··· Given data

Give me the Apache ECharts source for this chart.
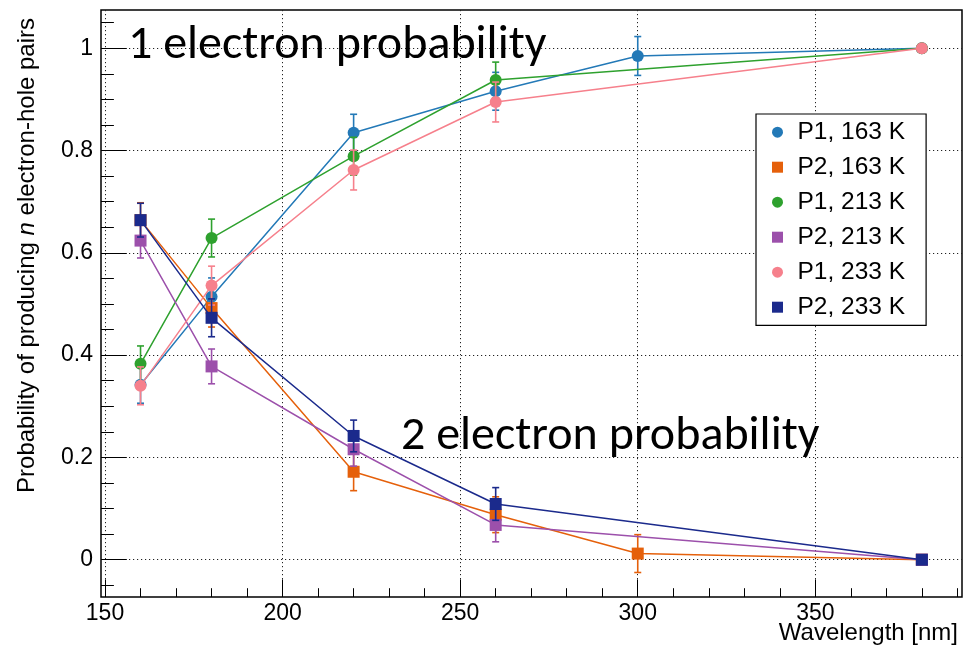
<!DOCTYPE html>
<html>
<head>
<meta charset="utf-8">
<title>Electron-hole pair probability vs wavelength</title>
<script src="https://cdn.jsdelivr.net/npm/echarts@6/dist/echarts.min.js"></script>
<style>
  html, body { margin: 0; padding: 0; background: #fff; }
  #chart { width: 963px; height: 652px; }
</style>
</head>
<body>
<div id="chart"></div>
<script>
// Wavelengths measured (nm)
const wlFull = [160, 180, 220, 260, 300, 380];
const wlShort = [160, 180, 220, 260, 380];

// Probability of one / two electron-hole pairs, with symmetric errors
const p1_163 = [0.342, 0.514, 0.835, 0.916, 0.985, 1.0];
const p1_163Err = [0.036, 0.037, 0.036, 0.037, 0.038, 0];
const p2_163 = [0.664, 0.492, 0.172, 0.088, 0.012, 0.0];
const p2_163Err = [0.034, 0.037, 0.037, 0.035, 0.037, 0];
const p1_213 = [0.383, 0.629, 0.789, 0.938, 1.0];
const p1_213Err = [0.035, 0.037, 0.037, 0.035, 0];
const p2_213 = [0.624, 0.378, 0.216, 0.068, 0.0];
const p2_213Err = [0.034, 0.034, 0.033, 0.033, 0];
const p1_233 = [0.340, 0.536, 0.762, 0.895, 1.0];
const p1_233Err = [0.037, 0.038, 0.039, 0.039, 0];
const p2_233 = [0.664, 0.473, 0.242, 0.109, 0.0];
const p2_233Err = [0.033, 0.037, 0.031, 0.032, 0];

const seriesNames = ['P1, 163 K', 'P2, 163 K', 'P1, 213 K', 'P2, 213 K', 'P1, 233 K', 'P2, 233 K'];

// Axis ticks
const xMajorTicks = [150, 200, 250, 300, 350];
const xMinorTicks = [160, 170, 180, 190, 210, 220, 230, 240, 260, 270, 280, 290, 310, 320, 330, 340, 360, 370, 380, 390];
const yMajorTicks = [0, 0.2, 0.4, 0.6, 0.8, 1];
const yMinorTicks = [-0.05, 0.05, 0.1, 0.15, 0.25, 0.3, 0.35, 0.45, 0.5, 0.55, 0.65, 0.7, 0.75, 0.85, 0.9, 0.95, 1.05];

const annotationTop = '1 electron probability';
const annotationBottom = '2 electron probability';

// ---- styling ----
const colors = ['#2379b7', '#e5600b', '#2ea12e', '#9c50ab', '#f6808c', '#1b2a8c'];
const symbols = ['circle', 'rect', 'circle', 'rect', 'circle', 'rect'];
const squareIcon = 'path://M0,0H10V10H0Z';
const xs = [wlFull, wlFull, wlShort, wlShort, wlShort, wlShort];
const ys = [p1_163, p2_163, p1_213, p2_213, p1_233, p2_233];
const errs = [p1_163Err, p2_163Err, p1_213Err, p2_213Err, p1_233Err, p2_233Err];

const X_MIN = 148.87, X_MAX = 391.3;
const Y_MIN = -0.0729, Y_MAX = 1.0749;
const FRAME = { left: 101, top: 10, width: 861, height: 587 };
const axisFont = 'Liberation Sans, Arial, Helvetica, sans-serif';
const noteFont = 'Carlito, Lato, sans-serif';

function errorBarItem(params, api) {
  const x = api.value(0), y = api.value(1), e = api.value(2);
  if (!e) return null;
  const hi = api.coord([x, y + e]);
  const lo = api.coord([x, y - e]);
  const hw = 3.5;
  const style = { stroke: api.visual('color'), lineWidth: 1.6 };
  return {
    type: 'group',
    children: [
      { type: 'line', shape: { x1: hi[0], y1: hi[1], x2: lo[0], y2: lo[1] }, style },
      { type: 'line', shape: { x1: hi[0] - hw, y1: hi[1], x2: hi[0] + hw, y2: hi[1] }, style },
      { type: 'line', shape: { x1: lo[0] - hw, y1: lo[1], x2: lo[0] + hw, y2: lo[1] }, style }
    ]
  };
}

const series = [];
seriesNames.forEach((name, i) => {
  series.push({
    name: name + ' errors',
    type: 'custom',
    xAxisIndex: 0, yAxisIndex: 0,
    renderItem: errorBarItem,
    itemStyle: { color: colors[i] },
    encode: { x: 0, y: 1 },
    data: xs[i].map((x, k) => [x, ys[i][k], errs[i][k]]),
    z: 2 + i * 2,
    silent: true
  });
  series.push({
    name: name,
    type: 'line',
    xAxisIndex: 0, yAxisIndex: 0,
    data: xs[i].map((x, k) => [x, ys[i][k]]),
    symbol: symbols[i],
    symbolSize: 12,
    showSymbol: true,
    color: colors[i],
    itemStyle: { color: colors[i] },
    lineStyle: { color: colors[i], width: 1.5 },
    z: 3 + i * 2,
    silent: true,
    emphasis: { disabled: true }
  });
});

const gridLine = { show: true, lineStyle: { color: '#222', width: 1, type: [1.2, 2.8] } };
const noLine = { show: false, onZero: false };

const option = {
  animation: false,
  backgroundColor: '#fff',
  grid: [
    Object.assign({ show: true, borderColor: '#000', borderWidth: 1.5, backgroundColor: 'transparent', outerBoundsMode: 'none', containLabel: false }, FRAME),
    Object.assign({ show: false, outerBoundsMode: 'none', containLabel: false }, FRAME)
  ],
  xAxis: [
    {
      type: 'value', gridIndex: 0, min: X_MIN, max: X_MAX, position: 'bottom',
      axisLine: noLine,
      axisTick: { show: true, inside: true, length: 17.6, customValues: xMajorTicks, lineStyle: { color: '#000', width: 1 } },
      axisLabel: { show: true, customValues: xMajorTicks, margin: 5, color: '#000', fontSize: 23, fontFamily: axisFont, showMinLabel: true, showMaxLabel: true },
      splitLine: gridLine
    },
    {
      type: 'value', gridIndex: 1, min: X_MIN, max: X_MAX, position: 'bottom',
      axisLine: noLine,
      axisTick: { show: true, inside: true, length: 8.8, customValues: xMinorTicks, lineStyle: { color: '#000', width: 1 } },
      axisLabel: { show: false },
      splitLine: { show: false }
    }
  ],
  yAxis: [
    {
      type: 'value', gridIndex: 0, min: Y_MIN, max: Y_MAX, position: 'left',
      axisLine: noLine,
      axisTick: { show: true, inside: true, length: 25.8, customValues: yMajorTicks, lineStyle: { color: '#000', width: 1 } },
      axisLabel: { show: true, customValues: yMajorTicks, margin: 8, color: '#000', fontSize: 23, fontFamily: axisFont },
      splitLine: gridLine
    },
    {
      type: 'value', gridIndex: 1, min: Y_MIN, max: Y_MAX, position: 'left',
      axisLine: noLine,
      axisTick: { show: true, inside: true, length: 12.9, customValues: yMinorTicks, lineStyle: { color: '#000', width: 1 } },
      axisLabel: { show: false },
      splitLine: { show: false }
    }
  ],
  legend: {
    orient: 'vertical',
    left: 756, top: 114,
    backgroundColor: '#fff',
    borderColor: '#000', borderWidth: 1.2, borderRadius: 0,
    padding: [5.7, 21, 5.7, 16],
    itemGap: 10,
    itemWidth: 30, itemHeight: 11,
    symbolKeepAspect: true,
    selectedMode: false,
    textStyle: { color: '#000', fontSize: 24.5, fontFamily: axisFont },
    itemStyle: { borderWidth: 0 },
    data: seriesNames.map((n, i) => ({
      name: n,
      icon: symbols[i] === 'rect' ? squareIcon : 'circle',
      itemStyle: { color: colors[i], borderWidth: 0 }
    }))
  },
  graphic: [
    {
      type: 'text', left: 128, top: 22, z: 50, silent: true,
      style: { text: annotationTop, fill: '#000', font: '48px ' + noteFont }
    },
    {
      type: 'text', left: 401, top: 413, z: 50, silent: true,
      style: { text: annotationBottom, fill: '#000', font: '48px ' + noteFont }
    },
    {
      type: 'text', right: 5, top: 621, z: 50, silent: true,
      style: { text: 'Wavelength [nm]', fill: '#000', font: '24px ' + axisFont }
    },
    {
      type: 'text', x: 27, y: 18, rotation: Math.PI / 2, z: 50, silent: true,
      style: {
        text: '{a|Probability of producing }{i|n}{a| electron-hole pairs}',
        align: 'right', verticalAlign: 'middle',
        rich: {
          a: { fill: '#000', fontSize: 24, fontFamily: axisFont },
          i: { fill: '#000', fontSize: 24, fontFamily: axisFont, fontStyle: 'italic' }
        }
      }
    }
  ],
  series: series
};

const chart = echarts.init(document.getElementById('chart'), null, { renderer: 'canvas' });
chart.setOption(option);
</script>
</body>
</html>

······

Exercise requirements:
Restate only the lines running from the start of the material above through the line containing "const annotationBottom = '2", ends included. No pictures.

Problem solution:
Give me the Apache ECharts source for this chart.
<!DOCTYPE html>
<html>
<head>
<meta charset="utf-8">
<title>Electron-hole pair probability vs wavelength</title>
<script src="https://cdn.jsdelivr.net/npm/echarts@6/dist/echarts.min.js"></script>
<style>
  html, body { margin: 0; padding: 0; background: #fff; }
  #chart { width: 963px; height: 652px; }
</style>
</head>
<body>
<div id="chart"></div>
<script>
// Wavelengths measured (nm)
const wlFull = [160, 180, 220, 260, 300, 380];
const wlShort = [160, 180, 220, 260, 380];

// Probability of one / two electron-hole pairs, with symmetric errors
const p1_163 = [0.342, 0.514, 0.835, 0.916, 0.985, 1.0];
const p1_163Err = [0.036, 0.037, 0.036, 0.037, 0.038, 0];
const p2_163 = [0.664, 0.492, 0.172, 0.088, 0.012, 0.0];
const p2_163Err = [0.034, 0.037, 0.037, 0.035, 0.037, 0];
const p1_213 = [0.383, 0.629, 0.789, 0.938, 1.0];
const p1_213Err = [0.035, 0.037, 0.037, 0.035, 0];
const p2_213 = [0.624, 0.378, 0.216, 0.068, 0.0];
const p2_213Err = [0.034, 0.034, 0.033, 0.033, 0];
const p1_233 = [0.340, 0.536, 0.762, 0.895, 1.0];
const p1_233Err = [0.037, 0.038, 0.039, 0.039, 0];
const p2_233 = [0.664, 0.473, 0.242, 0.109, 0.0];
const p2_233Err = [0.033, 0.037, 0.031, 0.032, 0];

const seriesNames = ['P1, 163 K', 'P2, 163 K', 'P1, 213 K', 'P2, 213 K', 'P1, 233 K', 'P2, 233 K'];

// Axis ticks
const xMajorTicks = [150, 200, 250, 300, 350];
const xMinorTicks = [160, 170, 180, 190, 210, 220, 230, 240, 260, 270, 280, 290, 310, 320, 330, 340, 360, 370, 380, 390];
const yMajorTicks = [0, 0.2, 0.4, 0.6, 0.8, 1];
const yMinorTicks = [-0.05, 0.05, 0.1, 0.15, 0.25, 0.3, 0.35, 0.45, 0.5, 0.55, 0.65, 0.7, 0.75, 0.85, 0.9, 0.95, 1.05];

const annotationTop = '1 electron probability';
const annotationBottom = '2 electron probability';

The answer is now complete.